Israel will "exact a heavy price, a very heavy price" from those who "attempt to escalate terrorist war against Israel [and] believe that they can attack our citizens and get away with it," Israeli Prime Minister Benjamin Netanyahu vowed in a press conference Thursday, Al Jazeera reported. Netanyahu thanked Israeli security forces for "wiping out the leaders" of the PRC.
Israeli officials asserted that the PRC had set out to kidnap Israelis, although they did not provide evidence for the claim. The group reportedly was one of three that took credit for kidnapping Israeli soldier Gilad Shalit in June 2006. That incident preceded a Hezbollah provocation on Israel's northern border and Israel's subsequent 2006 war in Lebanon.
Israeli officials were more cautious about assigning culpability to Egypt for the fact that the assailants reportedly crossed through Egyptian territory to perpetrate the attacks. Instead, they focused blame on Gaza, which is controlled by the Palestinian militant group Hamas.
"This is a serious terror attack that took place in several locations," Israeli Defense Minister Ehud Barak said Thursday, Haaretz reported. "The incident shows the weakening Egyptian grip on Sinai and the widening operation of terrorists there. The source of these terror acts is in Gaza and we will act against them with full force."
But analysts cautioned that many questions remain unresolved about the incident--from its ultimate aims to its specific source. A spokesman for the PRC denied Friday that the group carried out the attacks, though he went on to praise them, Agence France Press reported Friday.
"There are lots of questions regarding this incident," said Jeffrey White, a former Defense analyst with the Washington Institute for Near East Policy, in an email to The Envoy Thursday. Asserting close ties between the PRC and Hamas, "a real question," White wrote, "is Hamas knowledge/involvement." And with that specter on the horizon, he added, "there is plenty of potential here for escalation."
"Furthermore, the incident is seriously aggravating Israeli-Egyptian relations," White continued, in an analysis prepared with Ehud Yaari for the Institute, citing Cairo's complaints that Israel killed and wounded several Egyptian soldiers in responding to rocket fire coming from Sinai.
"The scenarios range from it was this group [the PRC], with or without the knowledge of the military wing from Hamas," said Hussein Ibish, an Arab-American analyst with the American Task Force for Palestine, in a telephone interview with The Envoy Friday. "Or that could be a convenient scapegoat. I have absolutely no way of knowing."
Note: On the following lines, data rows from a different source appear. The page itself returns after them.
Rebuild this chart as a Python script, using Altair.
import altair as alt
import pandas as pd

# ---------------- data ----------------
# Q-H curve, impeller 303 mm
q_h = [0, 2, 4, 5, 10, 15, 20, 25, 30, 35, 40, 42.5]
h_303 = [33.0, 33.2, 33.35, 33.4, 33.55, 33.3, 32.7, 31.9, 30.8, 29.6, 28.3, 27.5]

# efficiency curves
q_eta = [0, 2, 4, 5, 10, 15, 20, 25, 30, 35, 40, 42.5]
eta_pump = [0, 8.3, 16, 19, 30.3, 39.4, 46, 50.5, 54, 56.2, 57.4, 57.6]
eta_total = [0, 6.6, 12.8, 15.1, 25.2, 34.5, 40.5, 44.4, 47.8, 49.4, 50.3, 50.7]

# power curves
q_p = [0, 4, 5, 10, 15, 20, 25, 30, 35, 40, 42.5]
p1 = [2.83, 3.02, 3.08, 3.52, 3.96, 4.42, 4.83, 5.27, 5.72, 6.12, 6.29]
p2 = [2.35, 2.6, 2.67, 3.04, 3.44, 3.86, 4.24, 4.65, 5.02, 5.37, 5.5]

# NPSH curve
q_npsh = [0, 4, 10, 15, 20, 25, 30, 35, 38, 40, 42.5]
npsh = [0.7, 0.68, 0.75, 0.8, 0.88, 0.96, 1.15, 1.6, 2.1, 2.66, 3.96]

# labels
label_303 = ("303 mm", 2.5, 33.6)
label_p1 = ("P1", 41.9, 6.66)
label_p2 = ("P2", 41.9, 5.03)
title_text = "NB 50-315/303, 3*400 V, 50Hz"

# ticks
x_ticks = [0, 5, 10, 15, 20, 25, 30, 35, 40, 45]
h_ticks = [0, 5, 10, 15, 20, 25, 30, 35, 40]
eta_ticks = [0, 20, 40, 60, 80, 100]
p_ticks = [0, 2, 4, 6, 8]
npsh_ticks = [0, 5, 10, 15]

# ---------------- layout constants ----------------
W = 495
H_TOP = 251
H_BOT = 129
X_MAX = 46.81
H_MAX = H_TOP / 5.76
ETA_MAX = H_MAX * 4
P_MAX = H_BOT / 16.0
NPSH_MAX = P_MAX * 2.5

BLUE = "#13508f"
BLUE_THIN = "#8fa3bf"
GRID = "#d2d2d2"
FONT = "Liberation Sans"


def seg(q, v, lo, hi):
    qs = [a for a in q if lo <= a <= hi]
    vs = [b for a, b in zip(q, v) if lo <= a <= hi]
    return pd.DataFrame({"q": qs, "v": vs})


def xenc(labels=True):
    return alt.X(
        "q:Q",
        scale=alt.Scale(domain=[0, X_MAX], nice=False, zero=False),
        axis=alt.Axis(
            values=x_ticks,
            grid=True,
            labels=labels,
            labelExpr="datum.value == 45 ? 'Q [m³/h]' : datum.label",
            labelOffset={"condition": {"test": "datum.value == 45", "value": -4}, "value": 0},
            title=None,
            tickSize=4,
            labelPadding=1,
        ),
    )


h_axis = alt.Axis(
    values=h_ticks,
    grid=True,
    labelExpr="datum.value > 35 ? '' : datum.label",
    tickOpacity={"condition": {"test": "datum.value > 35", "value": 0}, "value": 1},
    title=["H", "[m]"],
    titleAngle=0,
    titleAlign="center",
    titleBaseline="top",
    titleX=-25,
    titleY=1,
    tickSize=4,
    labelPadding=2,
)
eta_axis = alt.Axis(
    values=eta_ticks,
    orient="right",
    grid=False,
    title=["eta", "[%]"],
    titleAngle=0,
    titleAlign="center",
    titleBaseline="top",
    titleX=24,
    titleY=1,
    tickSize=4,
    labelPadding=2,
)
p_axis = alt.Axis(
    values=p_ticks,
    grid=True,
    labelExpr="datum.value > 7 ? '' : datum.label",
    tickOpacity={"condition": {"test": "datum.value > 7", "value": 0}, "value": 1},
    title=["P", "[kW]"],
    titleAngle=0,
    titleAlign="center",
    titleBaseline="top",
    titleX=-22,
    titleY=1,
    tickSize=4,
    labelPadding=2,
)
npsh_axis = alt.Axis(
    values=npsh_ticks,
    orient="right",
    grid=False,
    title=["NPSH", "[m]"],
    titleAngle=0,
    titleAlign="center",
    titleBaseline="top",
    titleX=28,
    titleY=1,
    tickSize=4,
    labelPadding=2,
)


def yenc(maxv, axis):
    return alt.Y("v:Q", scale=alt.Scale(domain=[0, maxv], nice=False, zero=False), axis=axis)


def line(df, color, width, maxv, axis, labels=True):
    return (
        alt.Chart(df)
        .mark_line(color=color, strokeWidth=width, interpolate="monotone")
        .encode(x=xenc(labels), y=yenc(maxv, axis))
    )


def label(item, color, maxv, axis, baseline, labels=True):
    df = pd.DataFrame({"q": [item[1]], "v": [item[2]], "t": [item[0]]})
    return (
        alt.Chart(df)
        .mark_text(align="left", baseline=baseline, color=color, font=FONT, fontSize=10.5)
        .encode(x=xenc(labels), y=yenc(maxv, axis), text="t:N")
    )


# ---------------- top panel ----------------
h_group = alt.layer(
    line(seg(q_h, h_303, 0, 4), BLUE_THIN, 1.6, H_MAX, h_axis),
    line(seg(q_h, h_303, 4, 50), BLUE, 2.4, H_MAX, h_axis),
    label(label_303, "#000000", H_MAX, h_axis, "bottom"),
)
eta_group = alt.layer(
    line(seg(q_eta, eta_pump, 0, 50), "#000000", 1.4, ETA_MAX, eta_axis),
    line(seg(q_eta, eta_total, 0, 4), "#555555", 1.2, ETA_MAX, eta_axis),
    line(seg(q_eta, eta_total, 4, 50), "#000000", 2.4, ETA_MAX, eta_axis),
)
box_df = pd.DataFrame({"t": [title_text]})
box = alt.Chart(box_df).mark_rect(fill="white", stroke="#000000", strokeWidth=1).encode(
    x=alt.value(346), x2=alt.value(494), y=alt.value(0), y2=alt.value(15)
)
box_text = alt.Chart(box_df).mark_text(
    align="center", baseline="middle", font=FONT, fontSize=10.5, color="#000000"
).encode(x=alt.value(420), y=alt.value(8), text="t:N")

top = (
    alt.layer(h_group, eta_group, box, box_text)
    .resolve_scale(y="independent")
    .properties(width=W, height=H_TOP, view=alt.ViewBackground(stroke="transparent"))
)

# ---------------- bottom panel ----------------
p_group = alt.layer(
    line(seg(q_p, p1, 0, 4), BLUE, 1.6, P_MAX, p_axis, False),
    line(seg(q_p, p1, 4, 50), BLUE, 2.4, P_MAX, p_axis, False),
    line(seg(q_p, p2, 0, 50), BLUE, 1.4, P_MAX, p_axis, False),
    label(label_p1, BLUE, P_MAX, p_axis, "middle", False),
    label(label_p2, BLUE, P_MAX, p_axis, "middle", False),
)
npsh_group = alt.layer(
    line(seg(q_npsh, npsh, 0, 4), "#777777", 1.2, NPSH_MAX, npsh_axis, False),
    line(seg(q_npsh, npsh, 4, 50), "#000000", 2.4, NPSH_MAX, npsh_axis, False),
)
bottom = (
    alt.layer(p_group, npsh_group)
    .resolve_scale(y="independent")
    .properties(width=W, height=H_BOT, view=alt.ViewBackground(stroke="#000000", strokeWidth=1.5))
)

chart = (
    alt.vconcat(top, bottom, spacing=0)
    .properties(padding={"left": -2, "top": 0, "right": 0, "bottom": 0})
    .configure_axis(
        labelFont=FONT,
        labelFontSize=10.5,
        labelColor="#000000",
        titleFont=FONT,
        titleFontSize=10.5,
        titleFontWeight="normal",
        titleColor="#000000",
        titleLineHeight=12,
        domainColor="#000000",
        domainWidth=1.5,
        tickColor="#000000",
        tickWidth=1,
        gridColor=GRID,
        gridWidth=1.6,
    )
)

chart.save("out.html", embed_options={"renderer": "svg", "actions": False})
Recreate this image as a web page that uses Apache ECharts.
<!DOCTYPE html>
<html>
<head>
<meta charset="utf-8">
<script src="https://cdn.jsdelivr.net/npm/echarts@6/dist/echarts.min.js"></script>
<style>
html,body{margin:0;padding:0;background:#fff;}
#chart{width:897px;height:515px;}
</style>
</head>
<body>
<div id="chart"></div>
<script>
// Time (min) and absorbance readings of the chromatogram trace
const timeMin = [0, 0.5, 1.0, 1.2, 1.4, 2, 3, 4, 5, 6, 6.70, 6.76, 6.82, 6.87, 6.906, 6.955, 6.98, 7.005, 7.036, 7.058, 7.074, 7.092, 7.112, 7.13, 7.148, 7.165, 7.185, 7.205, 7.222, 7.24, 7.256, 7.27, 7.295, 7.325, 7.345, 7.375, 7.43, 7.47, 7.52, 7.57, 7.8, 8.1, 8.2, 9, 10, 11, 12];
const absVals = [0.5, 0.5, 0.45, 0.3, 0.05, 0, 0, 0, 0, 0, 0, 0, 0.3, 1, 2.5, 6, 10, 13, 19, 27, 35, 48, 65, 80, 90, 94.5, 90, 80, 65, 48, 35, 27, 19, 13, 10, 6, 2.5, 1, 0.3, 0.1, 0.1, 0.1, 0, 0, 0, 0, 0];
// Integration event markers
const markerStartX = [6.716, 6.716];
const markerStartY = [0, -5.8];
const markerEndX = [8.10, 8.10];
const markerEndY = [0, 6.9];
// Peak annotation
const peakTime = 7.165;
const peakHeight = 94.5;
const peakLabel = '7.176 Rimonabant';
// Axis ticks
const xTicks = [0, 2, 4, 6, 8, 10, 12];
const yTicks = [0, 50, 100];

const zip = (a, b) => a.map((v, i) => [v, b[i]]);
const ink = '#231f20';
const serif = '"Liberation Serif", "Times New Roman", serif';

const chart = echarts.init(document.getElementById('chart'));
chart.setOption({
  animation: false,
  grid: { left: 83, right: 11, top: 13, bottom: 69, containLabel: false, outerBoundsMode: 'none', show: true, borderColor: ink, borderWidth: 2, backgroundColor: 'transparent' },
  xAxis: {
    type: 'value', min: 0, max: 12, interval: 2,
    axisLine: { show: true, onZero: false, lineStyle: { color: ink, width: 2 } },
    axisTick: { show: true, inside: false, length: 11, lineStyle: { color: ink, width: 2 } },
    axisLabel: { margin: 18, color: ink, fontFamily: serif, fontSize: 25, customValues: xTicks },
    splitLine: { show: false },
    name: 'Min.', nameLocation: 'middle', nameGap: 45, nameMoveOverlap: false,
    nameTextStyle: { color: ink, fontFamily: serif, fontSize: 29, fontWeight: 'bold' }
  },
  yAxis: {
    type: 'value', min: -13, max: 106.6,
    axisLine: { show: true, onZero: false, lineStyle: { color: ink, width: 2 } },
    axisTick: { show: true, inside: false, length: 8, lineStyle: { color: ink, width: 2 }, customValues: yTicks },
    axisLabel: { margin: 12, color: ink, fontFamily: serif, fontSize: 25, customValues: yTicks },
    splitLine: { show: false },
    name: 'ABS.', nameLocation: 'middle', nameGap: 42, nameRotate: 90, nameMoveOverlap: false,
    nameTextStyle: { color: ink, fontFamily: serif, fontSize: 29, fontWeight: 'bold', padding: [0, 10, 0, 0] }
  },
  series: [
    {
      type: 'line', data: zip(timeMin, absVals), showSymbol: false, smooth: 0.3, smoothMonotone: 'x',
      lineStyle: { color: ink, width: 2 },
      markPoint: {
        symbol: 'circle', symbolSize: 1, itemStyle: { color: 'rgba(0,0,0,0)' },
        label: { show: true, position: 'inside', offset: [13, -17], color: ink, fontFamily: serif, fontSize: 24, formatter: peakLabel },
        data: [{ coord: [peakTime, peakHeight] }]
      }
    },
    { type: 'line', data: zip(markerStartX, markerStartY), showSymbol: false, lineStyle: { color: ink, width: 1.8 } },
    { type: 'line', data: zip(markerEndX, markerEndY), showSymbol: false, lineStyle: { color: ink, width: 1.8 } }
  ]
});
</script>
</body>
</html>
But Ibish suggested it was worth considering the regional context, and the potentially useful distraction such an attack might pose for Syria's embattled leader Bashar al-Assad and his key regional ally Iran. The West and the Arab world alike have condemned Assad's brutal crackdown against domestic anti-government unrest; President Obama indeed announced this week that the United States supports Assad's ouster.
"There's no evidence of a Syrian or Iranian role; but one could posit scenarios where people in the region might like to have flare ups," Ibish said. "These things often do have a regional context. Even small groups [such as the PRC] can be a proxy" for various regional actors, he noted.
A Reuters analysis of the PRC also notes that the group uses an emblem that bears a strong resemblance to the Iranian and Syrian-backed Lebanese militant group Hezbollah. Reuters also reported that Israel believes the group gets backing from Hezbollah.
The United States sharply condemned the attacks, in statements from Secretary of State Hillary Clinton and the White House.